Now start to decide how Egypt would now spend its massive resources for education, money and personnel, to build a system where you would be happy to be any person in our society that is in that system. You can choose the system – all aspects of resource allocation, as well as the rules that govern. But you must do so without knowing who you will be in our society. What system would you design? What would and would not be allowed? Decide on the principles for the distribution of our resources.
From behind a veil of ignorance about who you would be in the system, design one. Design a system that includes your ideas of justice for all Egyptians with the money and other resources the system has, but without knowing who you would be in that system you design. Would it still be OK with you that poorer, talented Egyptians never reach higher-grade levels because families cannot keep up with the tutoring costs if you could easily be that Egyptian?
Through this thought experiment, think about the practical aspects of our education system. This is one way we move from our ideas about social justice to more concrete provisions in our social contract.

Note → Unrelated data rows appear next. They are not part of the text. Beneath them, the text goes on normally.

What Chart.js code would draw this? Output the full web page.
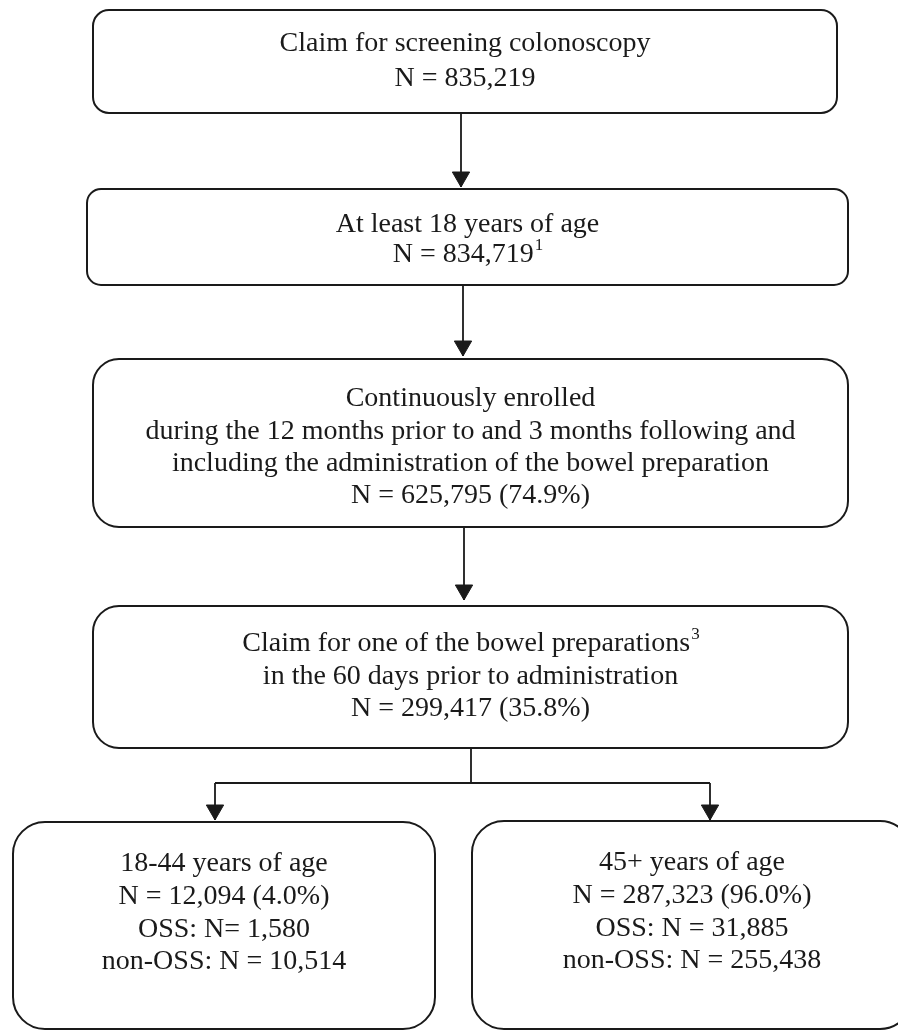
<!DOCTYPE html>
<html>
<head>
<meta charset="utf-8">
<script src="https://cdn.jsdelivr.net/npm/chart.js@4/dist/chart.umd.min.js"></script>
<style>
  body { margin: 0; background: #fff; }
  #wrap { width: 898px; height: 1030px; }
</style>
</head>
<body>
<div id="wrap"><canvas id="flow" width="898" height="1030"></canvas></div>
<script>
// text of each step, '^' marks a superscript footnote
const stepTitles = [
  ['Claim for screening colonoscopy'],
  ['At least 18 years of age'],
  ['Continuously enrolled',
   'during the 12 months prior to and 3 months following and',
   'including the administration of the bowel preparation'],
  ['Claim for one of the bowel preparations^3',
   'in the 60 days prior to administration'],
  ['18-44 years of age'],
  ['45+ years of age']
];
const stepCounts = [835219, 834719, 625795, 299417, 12094, 287323];
const stepPercents = [null, null, 74.9, 35.8, 4.0, 96.0];
const stepFootnotes = ['', '1', '', '', '', ''];
const ossLabels = [null, null, null, null, 'OSS: N= ', 'OSS: N = '];
const ossCounts = [null, null, null, null, 1580, 31885];
const nonOssCounts = [null, null, null, null, 10514, 255438];

// box geometry in canvas units: left, right, top, bottom, corner radius, first text line, line gap
const boxLayout = [
  [93, 837, 10, 113, 16, 44, 35],
  [87, 848, 189, 285, 14, 225, 30],
  [93, 848, 359, 527, 26, 399, 32.3],
  [93, 848, 606, 748, 26, 644, 32.5],
  [13, 435, 822, 1029, 32, 864, 32.7],
  [472, 912, 821, 1029, 32, 863, 32.7]
];
// connector polylines, arrow = last point is an arrow tip
const connectors = [
  { pts: [[461, 113], [461, 187]], arrow: true },
  { pts: [[463, 285], [463, 356]], arrow: true },
  { pts: [[464, 527], [464, 600]], arrow: true },
  { pts: [[471, 748], [471, 783]], arrow: false },
  { pts: [[215, 783], [710, 783]], arrow: false },
  { pts: [[215, 783], [215, 820]], arrow: true },
  { pts: [[710, 783], [710, 820]], arrow: true }
];

const ink = '#1a1a1a';
const headR = 10;
const fmt = v => v.toLocaleString('en-US');

function boxLines(i) {
  const lines = stepTitles[i].slice();
  let n = 'N = ' + fmt(stepCounts[i]);
  if (stepPercents[i] != null) n += ' (' + stepPercents[i].toFixed(1) + '%)';
  if (stepFootnotes[i]) n += '^' + stepFootnotes[i];
  lines.push(n);
  if (ossCounts[i] != null) lines.push(ossLabels[i] + fmt(ossCounts[i]));
  if (nonOssCounts[i] != null) lines.push('non-OSS: N = ' + fmt(nonOssCounts[i]));
  return lines;
}

const datasets = connectors.map(c => ({
  data: c.pts.map(p => ({ x: p[0], y: p[1] })),
  showLine: true,
  borderColor: ink,
  borderWidth: 1.8,
  pointRadius: 0,
  fill: false,
  clip: false
}));
datasets.push({
  data: connectors.filter(c => c.arrow).map(c => {
    const tip = c.pts[c.pts.length - 1];
    return { x: tip[0], y: tip[1] - headR };
  }),
  pointStyle: 'triangle',
  rotation: 180,
  pointRadius: headR,
  backgroundColor: ink,
  borderColor: ink,
  borderWidth: 1,
  showLine: false,
  clip: false
});

const boxPlugin = {
  id: 'boxes',
  beforeDatasetsDraw(chart) {
    const { ctx, scales: { x, y } } = chart;
    ctx.save();
    ctx.strokeStyle = ink;
    ctx.lineWidth = 2;
    ctx.fillStyle = '#fff';
    boxLayout.forEach(b => {
      const l = x.getPixelForValue(b[0]), r = x.getPixelForValue(b[1]);
      const t = y.getPixelForValue(b[2]), bt = y.getPixelForValue(b[3]);
      ctx.beginPath();
      ctx.roundRect(l, t, r - l, bt - t, b[4]);
      ctx.fill();
      ctx.stroke();
    });
    ctx.restore();
  },
  afterDatasetsDraw(chart) {
    const { ctx, scales: { x, y } } = chart;
    ctx.save();
    ctx.fillStyle = ink;
    ctx.textBaseline = 'middle';
    ctx.textAlign = 'left';
    const mainFont = '28px "Liberation Serif", "Times New Roman", serif';
    const supFont = '17px "Liberation Serif", "Times New Roman", serif';
    boxLayout.forEach((b, i) => {
      const cx = x.getPixelForValue((b[0] + b[1]) / 2);
      boxLines(i).forEach((line, k) => {
        const cy = y.getPixelForValue(b[5] + k * b[6]);
        const parts = line.split('^');
        ctx.font = mainFont;
        const w1 = ctx.measureText(parts[0]).width;
        let w2 = 0;
        if (parts[1]) { ctx.font = supFont; w2 = ctx.measureText(parts[1]).width; }
        const sx = cx - (w1 + w2) / 2;
        ctx.font = mainFont;
        ctx.fillText(parts[0], sx, cy);
        if (parts[1]) {
          ctx.font = supFont;
          ctx.fillText(parts[1], sx + w1 + 1, cy - 9);
        }
      });
    });
    ctx.restore();
  }
};

new Chart(document.getElementById('flow').getContext('2d'), {
  type: 'scatter',
  data: { datasets: datasets },
  options: {
    responsive: false,
    animation: false,
    layout: { padding: 0, autoPadding: false },
    scales: {
      x: { type: 'linear', min: 0, max: 898, display: false },
      y: { type: 'linear', min: 0, max: 1030, reverse: true, display: false }
    },
    plugins: { legend: { display: false }, tooltip: { enabled: false } }
  },
  plugins: [boxPlugin]
});
</script>
</body>
</html>
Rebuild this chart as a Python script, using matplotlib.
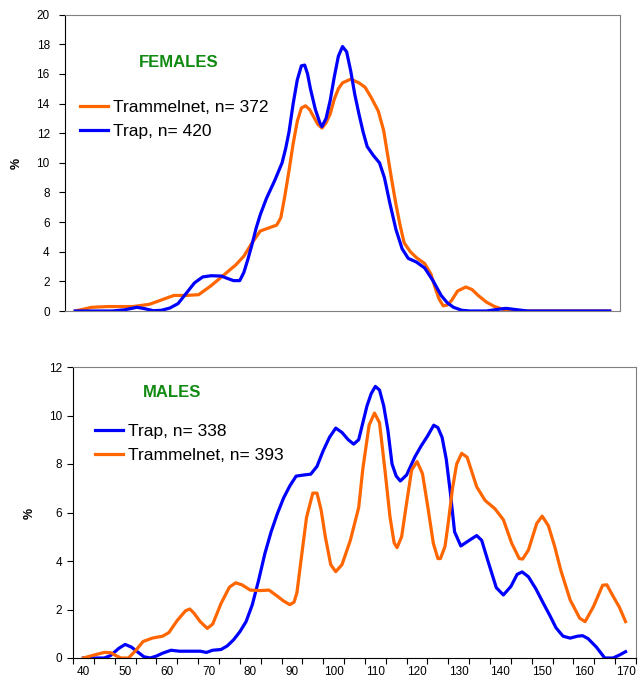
import matplotlib
matplotlib.use("Agg")
import matplotlib.pyplot as plt

plt.rcParams['font.family'] = ['Liberation Sans', 'DejaVu Sans']

# length classes (same scale both panels)
f_tram_x = [40, 44, 48, 54, 58, 61, 64, 67, 70, 73, 76, 79, 81, 83, 85, 87, 89, 90, 91, 92,
            93, 94, 95, 96, 97, 98, 99, 100, 101, 102, 103, 104, 105, 107, 109, 110.5, 112,
            113.7, 115, 116, 117, 118, 119, 120, 121.5, 123, 125, 126.5, 127.5, 128.5, 129.5,
            130.5, 131.5, 133, 135, 136.5, 138, 140, 142, 144, 146, 170]
f_tram_y = [0, 0.25, 0.3, 0.3, 0.45, 0.75, 1.05, 1.05, 1.1, 1.7, 2.4, 3.1, 3.7, 4.6, 5.4, 5.6,
            5.8, 6.3, 7.8, 9.5, 11.3, 12.8, 13.7, 13.85, 13.6, 13.1, 12.6, 12.35, 12.7, 13.3,
            14.3, 15.0, 15.4, 15.65, 15.4, 15.1, 14.4, 13.5, 12.2, 10.5, 8.8, 7.2, 5.8, 4.6,
            4.0, 3.6, 3.2, 2.5, 1.6, 0.8, 0.35, 0.4, 0.7, 1.35, 1.62, 1.45, 1.05, 0.6, 0.3,
            0.12, 0, 0]

f_trap_x = [40, 49, 52, 55, 57, 59, 61, 63, 65, 67, 69, 71, 73, 75.5, 77, 78.5, 80, 81, 82,
            83, 84, 85, 86.5, 88.5, 90.3, 91.2, 92, 93, 94, 95, 95.8, 96.5, 97.2, 98.4, 99.5,
            100, 101, 102, 103, 104, 105, 106, 107, 108, 109, 110, 111, 112.5, 114, 115.2,
            116.5, 118, 119.5, 121, 123, 125, 127, 129, 130.5, 132, 134, 136, 140, 142.5,
            144.8, 147, 150, 170]
f_trap_y = [0, 0, 0.08, 0.25, 0.15, 0.02, 0.05, 0.2, 0.5, 1.2, 1.9, 2.3, 2.38, 2.36, 2.2,
            2.05, 2.05, 2.6, 3.5, 4.5, 5.6, 6.5, 7.6, 8.8, 10.0, 11.0, 12.1, 14.0, 15.6,
            16.55, 16.6, 16.0, 15.0, 13.6, 12.7, 12.45, 13.0, 14.2, 15.8, 17.2, 17.85, 17.5,
            16.2, 14.6, 13.3, 12.1, 11.1, 10.5, 10.0, 9.0, 7.3, 5.5, 4.2, 3.55, 3.3, 2.9,
            2.05, 1.05, 0.55, 0.25, 0.05, 0, 0, 0.1, 0.18, 0.1, 0, 0]

m_trap_x = [40, 45, 46.5, 48.5, 50, 51.5, 53, 54.5, 56, 57.5, 59, 61, 63, 66, 68, 69.5, 71,
            73, 74.5, 76, 77.5, 79, 80.5, 82, 83.5, 85, 86.5, 88, 89.5, 91, 93, 94.5, 96,
            97.5, 99, 100.5, 102, 103.5, 104.8, 106, 107, 108, 109, 110, 111, 112, 113, 114,
            115, 116, 117.5, 119.5, 121, 122.5, 124, 125, 126, 127, 128, 129, 130.5, 132.5,
            134.3, 135.5, 137, 139, 140.7, 142.5, 144, 145.2, 146.7, 148.5, 150.3, 152,
            153.3, 155, 156.7, 158.5, 159.7, 161, 163, 165, 167, 168.5, 170]
m_trap_y = [0, 0, 0.1, 0.4, 0.56, 0.45, 0.25, 0.05, 0, 0.08, 0.2, 0.32, 0.28, 0.28, 0.28,
            0.23, 0.32, 0.35, 0.5, 0.75, 1.08, 1.5, 2.2, 3.2, 4.3, 5.2, 5.95, 6.6, 7.1, 7.5,
            7.55, 7.58, 7.9, 8.55, 9.1, 9.48, 9.3, 9.0, 8.82, 9.0, 9.7, 10.4, 10.9, 11.2,
            11.05, 10.4, 9.4, 8.0, 7.5, 7.3, 7.55, 8.3, 8.75, 9.15, 9.6, 9.5, 9.1, 8.2, 6.8,
            5.2, 4.62, 4.85, 5.05, 4.85, 4.0, 2.9, 2.6, 2.95, 3.45, 3.55, 3.35, 2.85, 2.25,
            1.7, 1.25, 0.9, 0.82, 0.9, 0.92, 0.8, 0.45, 0, 0, 0.12, 0.26]

m_tram_x = [40, 42.5, 45, 46.5, 48, 49, 50.8, 52.5, 54.3, 56.5, 59, 60.5, 62.5, 64.5, 65.5,
            66.5, 68, 69.7, 71, 73, 75, 76.5, 78, 80, 82.3, 84.5, 86.5, 88, 89.5, 90.5, 91.2,
            92.3, 93.5, 95, 96, 97, 98, 99.3, 100.5, 102, 104, 106, 107, 108.5, 109.8, 111,
            112.3, 113.5, 114.5, 115.2, 116.3, 117.5, 118.7, 120, 121.3, 122.7, 123.9, 125,
            125.6, 126.7, 127.5, 128.5, 129.5, 130.7, 132, 134.3, 136.3, 138.7, 140.7, 142.7,
            144.5, 145.3, 146.7, 148.7, 150, 151.5, 153, 154.5, 156.7, 159, 160.3, 162.3,
            164.5, 165.5, 167, 168.5, 170]
m_tram_y = [0, 0.12, 0.23, 0.22, 0.08, 0, 0, 0.3, 0.68, 0.82, 0.9, 1.05, 1.55, 1.95, 2.02,
            1.85, 1.5, 1.22, 1.4, 2.25, 2.92, 3.1, 3.02, 2.8, 2.78, 2.8, 2.55, 2.35, 2.2, 2.3,
            2.7, 4.2, 5.8, 6.8, 6.8, 6.1, 5.0, 3.85, 3.56, 3.85, 4.85, 6.2, 7.8, 9.6, 10.1,
            9.7, 7.75, 5.83, 4.75, 4.55, 5.0, 6.4, 7.75, 8.1, 7.6, 6.1, 4.73, 4.1, 4.1, 4.6,
            5.6, 7.0, 8.0, 8.44, 8.28, 7.06, 6.5, 6.15, 5.7, 4.73, 4.1, 4.08, 4.45, 5.55,
            5.85, 5.45, 4.6, 3.6, 2.4, 1.64, 1.5, 2.12, 3.0, 3.02, 2.55, 2.1, 1.5]

x_labels = list(range(40, 171, 10))

ORANGE = '#FF6600'
BLUE = '#0000FF'
GREEN = '#118A11'

fig = plt.figure(figsize=(6.42, 6.81), dpi=100)
ax1 = fig.add_axes([65/642, 1 - 311/681, 555/642, 296.3/681])
ax2 = fig.add_axes([73/642, 23/681, 563/642, 291/681])

lw = 2.3
ax1.plot(f_tram_x, f_tram_y, color=ORANGE, lw=lw, label='Trammelnet, n= 372', solid_joinstyle='round')
ax1.plot(f_trap_x, f_trap_y, color=BLUE, lw=lw, label='Trap, n= 420', solid_joinstyle='round')
ax2.plot(m_trap_x, m_trap_y, color=BLUE, lw=lw, label='Trap, n= 338', solid_joinstyle='round')
ax2.plot(m_tram_x, m_tram_y, color=ORANGE, lw=lw, label='Trammelnet, n= 393', solid_joinstyle='round')

for ax in (ax1, ax2):
    ax.set_xlim(37.5, 172.5)
    for s in ('top', 'right'):
        ax.spines[s].set_color('#808080')
    ax.spines['left'].set_color('black')
    ax.tick_params(axis='y', direction='out', length=4, width=0.8, labelsize=8.5)

ax1.set_ylim(0, 20)
ax1.set_yticks(range(0, 21, 2))
ax1.set_xticks([])
ax1.spines['bottom'].set_color('#808080')
ax1.tick_params(axis='y', pad=7)

ax2.set_ylim(0, 12)
ax2.set_yticks(range(0, 13, 2))
ax2.tick_params(axis='y', pad=4)
ax2.set_xticks([37.5 + 5 * k for k in range(28)])
ax2.set_xticklabels([])
ax2.tick_params(axis='x', which='major', direction='out', length=4, width=0.8)
ax2.set_xticks(x_labels, minor=True)
ax2.set_xticklabels([str(v) for v in x_labels], minor=True, fontsize=8.5)
ax2.tick_params(axis='x', which='minor', length=0, pad=6)
ax2.spines['bottom'].set_color('black')

ax1.text(0.204, 0.84, 'FEMALES', transform=ax1.transAxes, color=GREEN,
         fontsize=12, fontweight='bold', ha='center', va='center')
ax2.text(0.176, 0.911, 'MALES', transform=ax2.transAxes, color=GREEN,
         fontsize=12, fontweight='bold', ha='center', va='center')

leg_kw = dict(frameon=False, fontsize=12.5, handlelength=1.6, handletextpad=0.3,
              borderpad=0, borderaxespad=0, labelspacing=0.5, loc='upper left')
ax1.legend(bbox_to_anchor=(0.027, 0.712), **leg_kw)
ax2.legend(bbox_to_anchor=(0.039, 0.805), **leg_kw)

fig.text(17/642, 1 - 163/681, '%', rotation=90, fontsize=9, fontweight='bold',
         ha='center', va='center')
fig.text(30/642, 1 - 513/681, '%', rotation=90, fontsize=9, fontweight='bold',
         ha='center', va='center')

fig.savefig('out.png', dpi=100)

The ones that define our rights and responsibilities – what we are entitled to, what we contribute and how we cooperate with each other.
Take for instance, the very real issue of the extremely high number of administrators to actual teachers. In some governorates, there are more administrators than teachers and they most often collect higher salaries, meaning more money is spent on paying people to organise than is spent on paying people that are actually educating the children in that governorate’s schools. If you could end up being a student from that governorate, would this be part of the system you would design?
Extend this thinking to other features of the system, like poor teacher performance, absent continuing education for teachers, or corruption in textbook printing. If we consider issue by issue in the real system, we begin to define our social contact. We can more clearly define the rights and responsibilities of all of the people in the system, student, teachers, and administrators, guided by our ideas about social justice.
From behind a veil of ignorance, we may come to more concrete ideas on how to make Egypt a more just society, more fairly using its resources and more clearly defining the rights, responsibility and cooperation to make it so. We listen everyday to the many different types of voices drawing attention to the need to redefine the social contract. As people speak of – bread, freedom and social justice – let’s find concrete approaches to deciding on how to move our society closer to those goals and what that means for our rights, responsibilities and cooperation with each other.